** begin SOURCE MATERIAL **

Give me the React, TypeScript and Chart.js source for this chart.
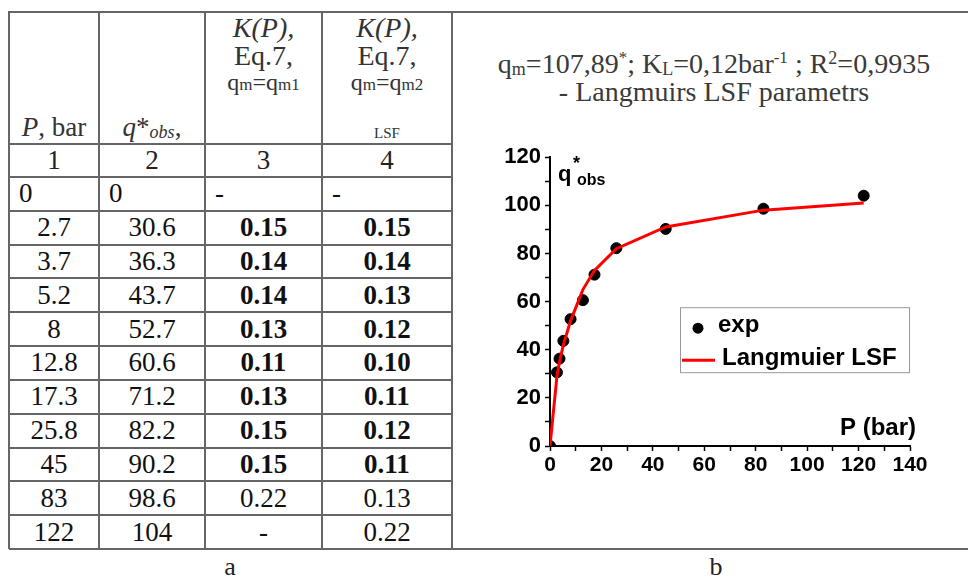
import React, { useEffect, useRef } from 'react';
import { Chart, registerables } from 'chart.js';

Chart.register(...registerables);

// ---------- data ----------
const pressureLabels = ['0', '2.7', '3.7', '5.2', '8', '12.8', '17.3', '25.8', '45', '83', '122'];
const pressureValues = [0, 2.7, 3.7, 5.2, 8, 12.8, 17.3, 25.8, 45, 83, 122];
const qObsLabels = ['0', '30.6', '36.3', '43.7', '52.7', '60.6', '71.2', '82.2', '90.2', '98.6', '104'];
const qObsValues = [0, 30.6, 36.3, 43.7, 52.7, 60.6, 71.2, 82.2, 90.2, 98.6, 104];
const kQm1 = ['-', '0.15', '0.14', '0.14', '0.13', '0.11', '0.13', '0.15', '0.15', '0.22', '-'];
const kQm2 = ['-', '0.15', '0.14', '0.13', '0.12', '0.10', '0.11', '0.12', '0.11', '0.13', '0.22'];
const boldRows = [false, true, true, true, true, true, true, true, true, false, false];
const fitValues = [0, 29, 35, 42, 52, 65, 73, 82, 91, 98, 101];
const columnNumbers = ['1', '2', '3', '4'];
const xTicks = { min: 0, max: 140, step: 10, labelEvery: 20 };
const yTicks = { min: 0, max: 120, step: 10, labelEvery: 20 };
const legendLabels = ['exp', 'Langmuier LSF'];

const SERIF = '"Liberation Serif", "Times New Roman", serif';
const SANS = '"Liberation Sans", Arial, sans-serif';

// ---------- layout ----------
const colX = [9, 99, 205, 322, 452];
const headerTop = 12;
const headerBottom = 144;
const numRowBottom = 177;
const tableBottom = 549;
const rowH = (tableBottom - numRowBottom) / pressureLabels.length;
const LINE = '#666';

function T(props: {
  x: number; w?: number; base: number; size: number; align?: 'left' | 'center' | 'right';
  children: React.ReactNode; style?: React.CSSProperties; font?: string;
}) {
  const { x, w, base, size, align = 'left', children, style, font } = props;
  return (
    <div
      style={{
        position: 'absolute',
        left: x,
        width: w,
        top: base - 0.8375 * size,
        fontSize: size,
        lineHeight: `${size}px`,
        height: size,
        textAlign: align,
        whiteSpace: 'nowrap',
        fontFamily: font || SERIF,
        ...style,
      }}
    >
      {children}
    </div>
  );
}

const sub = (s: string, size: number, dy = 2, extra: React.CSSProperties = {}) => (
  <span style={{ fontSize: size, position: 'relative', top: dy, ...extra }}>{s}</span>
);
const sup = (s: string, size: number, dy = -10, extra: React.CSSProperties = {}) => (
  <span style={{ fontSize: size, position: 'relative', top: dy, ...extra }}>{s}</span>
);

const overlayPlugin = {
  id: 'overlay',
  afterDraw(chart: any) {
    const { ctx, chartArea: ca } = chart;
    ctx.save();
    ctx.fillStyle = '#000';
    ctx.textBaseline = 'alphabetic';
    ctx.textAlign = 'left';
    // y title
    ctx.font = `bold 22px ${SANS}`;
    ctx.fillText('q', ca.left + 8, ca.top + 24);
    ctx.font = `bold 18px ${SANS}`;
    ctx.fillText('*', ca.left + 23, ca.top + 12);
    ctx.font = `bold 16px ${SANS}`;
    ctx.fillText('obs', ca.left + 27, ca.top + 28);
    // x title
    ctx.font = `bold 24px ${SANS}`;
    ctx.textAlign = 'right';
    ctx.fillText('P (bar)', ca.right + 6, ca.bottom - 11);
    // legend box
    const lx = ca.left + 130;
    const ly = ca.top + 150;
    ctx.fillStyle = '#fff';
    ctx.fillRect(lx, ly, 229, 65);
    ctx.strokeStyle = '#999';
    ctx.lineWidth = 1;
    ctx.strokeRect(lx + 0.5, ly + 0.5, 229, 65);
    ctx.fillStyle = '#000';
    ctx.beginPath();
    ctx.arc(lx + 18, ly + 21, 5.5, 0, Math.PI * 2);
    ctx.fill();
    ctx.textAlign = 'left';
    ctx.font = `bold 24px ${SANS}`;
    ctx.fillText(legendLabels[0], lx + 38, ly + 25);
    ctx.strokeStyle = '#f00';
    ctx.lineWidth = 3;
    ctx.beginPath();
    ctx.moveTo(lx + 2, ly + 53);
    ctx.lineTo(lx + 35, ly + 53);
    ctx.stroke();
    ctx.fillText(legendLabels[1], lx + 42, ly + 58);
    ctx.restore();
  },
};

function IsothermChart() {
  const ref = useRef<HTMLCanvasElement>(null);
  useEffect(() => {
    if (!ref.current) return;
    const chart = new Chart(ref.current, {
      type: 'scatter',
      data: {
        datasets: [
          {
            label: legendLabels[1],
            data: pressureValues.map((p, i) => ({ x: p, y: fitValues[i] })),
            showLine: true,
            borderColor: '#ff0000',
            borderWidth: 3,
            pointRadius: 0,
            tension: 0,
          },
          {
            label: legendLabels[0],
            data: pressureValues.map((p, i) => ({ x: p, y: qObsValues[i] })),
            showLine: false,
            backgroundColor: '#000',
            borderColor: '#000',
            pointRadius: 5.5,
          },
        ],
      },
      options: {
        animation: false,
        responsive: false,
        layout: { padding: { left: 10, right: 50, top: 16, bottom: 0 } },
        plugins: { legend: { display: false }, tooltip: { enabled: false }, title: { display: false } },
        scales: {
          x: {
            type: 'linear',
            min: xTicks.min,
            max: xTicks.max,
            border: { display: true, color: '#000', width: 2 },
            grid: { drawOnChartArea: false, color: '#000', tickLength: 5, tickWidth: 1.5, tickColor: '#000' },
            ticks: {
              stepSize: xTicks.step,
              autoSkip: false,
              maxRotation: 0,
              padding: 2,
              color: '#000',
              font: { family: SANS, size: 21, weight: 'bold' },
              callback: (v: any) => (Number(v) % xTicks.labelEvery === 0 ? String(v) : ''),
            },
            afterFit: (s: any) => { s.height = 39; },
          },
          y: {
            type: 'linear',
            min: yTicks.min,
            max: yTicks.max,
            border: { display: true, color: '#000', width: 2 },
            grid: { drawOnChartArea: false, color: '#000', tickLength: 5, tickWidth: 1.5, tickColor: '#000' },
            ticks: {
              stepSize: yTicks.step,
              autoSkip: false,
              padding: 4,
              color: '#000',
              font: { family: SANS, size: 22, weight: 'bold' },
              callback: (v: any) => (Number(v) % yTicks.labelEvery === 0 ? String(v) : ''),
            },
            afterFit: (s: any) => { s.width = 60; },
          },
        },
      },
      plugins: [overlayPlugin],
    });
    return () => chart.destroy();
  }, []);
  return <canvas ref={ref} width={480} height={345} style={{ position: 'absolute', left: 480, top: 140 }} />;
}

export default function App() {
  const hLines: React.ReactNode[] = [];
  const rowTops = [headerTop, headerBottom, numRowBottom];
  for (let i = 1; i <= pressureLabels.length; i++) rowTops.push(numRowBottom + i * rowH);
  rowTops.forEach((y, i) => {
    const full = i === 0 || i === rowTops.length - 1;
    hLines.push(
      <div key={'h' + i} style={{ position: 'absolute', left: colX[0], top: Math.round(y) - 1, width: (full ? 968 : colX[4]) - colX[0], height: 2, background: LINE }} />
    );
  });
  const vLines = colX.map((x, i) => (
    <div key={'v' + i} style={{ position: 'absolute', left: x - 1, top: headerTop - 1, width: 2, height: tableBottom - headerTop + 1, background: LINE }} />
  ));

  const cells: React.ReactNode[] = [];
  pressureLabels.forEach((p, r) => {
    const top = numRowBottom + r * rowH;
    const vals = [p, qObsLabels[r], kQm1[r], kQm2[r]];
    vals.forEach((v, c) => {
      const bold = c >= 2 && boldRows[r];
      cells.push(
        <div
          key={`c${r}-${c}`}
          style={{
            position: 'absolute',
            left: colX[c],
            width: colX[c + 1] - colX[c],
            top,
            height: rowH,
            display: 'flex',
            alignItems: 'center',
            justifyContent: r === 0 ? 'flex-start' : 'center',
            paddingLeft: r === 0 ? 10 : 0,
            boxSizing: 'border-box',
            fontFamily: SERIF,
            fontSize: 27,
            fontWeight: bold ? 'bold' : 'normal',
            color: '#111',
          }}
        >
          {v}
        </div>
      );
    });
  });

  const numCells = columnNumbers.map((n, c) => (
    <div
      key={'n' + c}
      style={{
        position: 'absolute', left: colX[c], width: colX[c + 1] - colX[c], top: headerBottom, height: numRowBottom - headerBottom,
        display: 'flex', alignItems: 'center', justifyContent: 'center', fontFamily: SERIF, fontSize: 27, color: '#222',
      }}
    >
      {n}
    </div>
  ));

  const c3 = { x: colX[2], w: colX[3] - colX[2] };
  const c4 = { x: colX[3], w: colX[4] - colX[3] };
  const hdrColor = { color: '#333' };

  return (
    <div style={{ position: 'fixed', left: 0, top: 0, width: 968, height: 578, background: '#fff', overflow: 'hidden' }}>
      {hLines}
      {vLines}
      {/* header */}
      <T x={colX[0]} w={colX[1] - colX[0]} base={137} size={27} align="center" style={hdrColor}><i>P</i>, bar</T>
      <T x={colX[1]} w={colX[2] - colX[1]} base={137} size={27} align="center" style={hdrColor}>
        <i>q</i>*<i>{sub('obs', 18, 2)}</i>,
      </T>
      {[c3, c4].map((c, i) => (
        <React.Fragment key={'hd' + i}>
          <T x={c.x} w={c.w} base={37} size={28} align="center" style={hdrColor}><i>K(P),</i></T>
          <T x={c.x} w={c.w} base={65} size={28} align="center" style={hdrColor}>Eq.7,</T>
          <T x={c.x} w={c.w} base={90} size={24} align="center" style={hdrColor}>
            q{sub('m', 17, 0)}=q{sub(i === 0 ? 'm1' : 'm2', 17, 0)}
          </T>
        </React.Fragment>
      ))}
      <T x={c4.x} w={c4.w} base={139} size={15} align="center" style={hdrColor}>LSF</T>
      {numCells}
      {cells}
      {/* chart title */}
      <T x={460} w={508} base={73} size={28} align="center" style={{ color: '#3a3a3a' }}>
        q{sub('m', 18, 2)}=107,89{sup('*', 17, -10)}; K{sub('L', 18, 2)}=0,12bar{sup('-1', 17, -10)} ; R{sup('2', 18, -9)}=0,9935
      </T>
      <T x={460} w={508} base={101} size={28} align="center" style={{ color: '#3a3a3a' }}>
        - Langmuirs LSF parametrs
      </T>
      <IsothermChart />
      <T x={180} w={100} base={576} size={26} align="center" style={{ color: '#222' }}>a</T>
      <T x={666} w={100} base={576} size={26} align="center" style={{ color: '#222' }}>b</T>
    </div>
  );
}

** end SOURCE MATERIAL **

DIRECTIONS: Every line from the start of the listing above through the line with "const LINE = '#666';" should be repeated exactly; skip the pictures and add nothing else.

RESULT OF THE EXERCISE:
Give me the React, TypeScript and Chart.js source for this chart.
import React, { useEffect, useRef } from 'react';
import { Chart, registerables } from 'chart.js';

Chart.register(...registerables);

// ---------- data ----------
const pressureLabels = ['0', '2.7', '3.7', '5.2', '8', '12.8', '17.3', '25.8', '45', '83', '122'];
const pressureValues = [0, 2.7, 3.7, 5.2, 8, 12.8, 17.3, 25.8, 45, 83, 122];
const qObsLabels = ['0', '30.6', '36.3', '43.7', '52.7', '60.6', '71.2', '82.2', '90.2', '98.6', '104'];
const qObsValues = [0, 30.6, 36.3, 43.7, 52.7, 60.6, 71.2, 82.2, 90.2, 98.6, 104];
const kQm1 = ['-', '0.15', '0.14', '0.14', '0.13', '0.11', '0.13', '0.15', '0.15', '0.22', '-'];
const kQm2 = ['-', '0.15', '0.14', '0.13', '0.12', '0.10', '0.11', '0.12', '0.11', '0.13', '0.22'];
const boldRows = [false, true, true, true, true, true, true, true, true, false, false];
const fitValues = [0, 29, 35, 42, 52, 65, 73, 82, 91, 98, 101];
const columnNumbers = ['1', '2', '3', '4'];
const xTicks = { min: 0, max: 140, step: 10, labelEvery: 20 };
const yTicks = { min: 0, max: 120, step: 10, labelEvery: 20 };
const legendLabels = ['exp', 'Langmuier LSF'];

const SERIF = '"Liberation Serif", "Times New Roman", serif';
const SANS = '"Liberation Sans", Arial, sans-serif';

// ---------- layout ----------
const colX = [9, 99, 205, 322, 452];
const headerTop = 12;
const headerBottom = 144;
const numRowBottom = 177;
const tableBottom = 549;
const rowH = (tableBottom - numRowBottom) / pressureLabels.length;
const LINE = '#666';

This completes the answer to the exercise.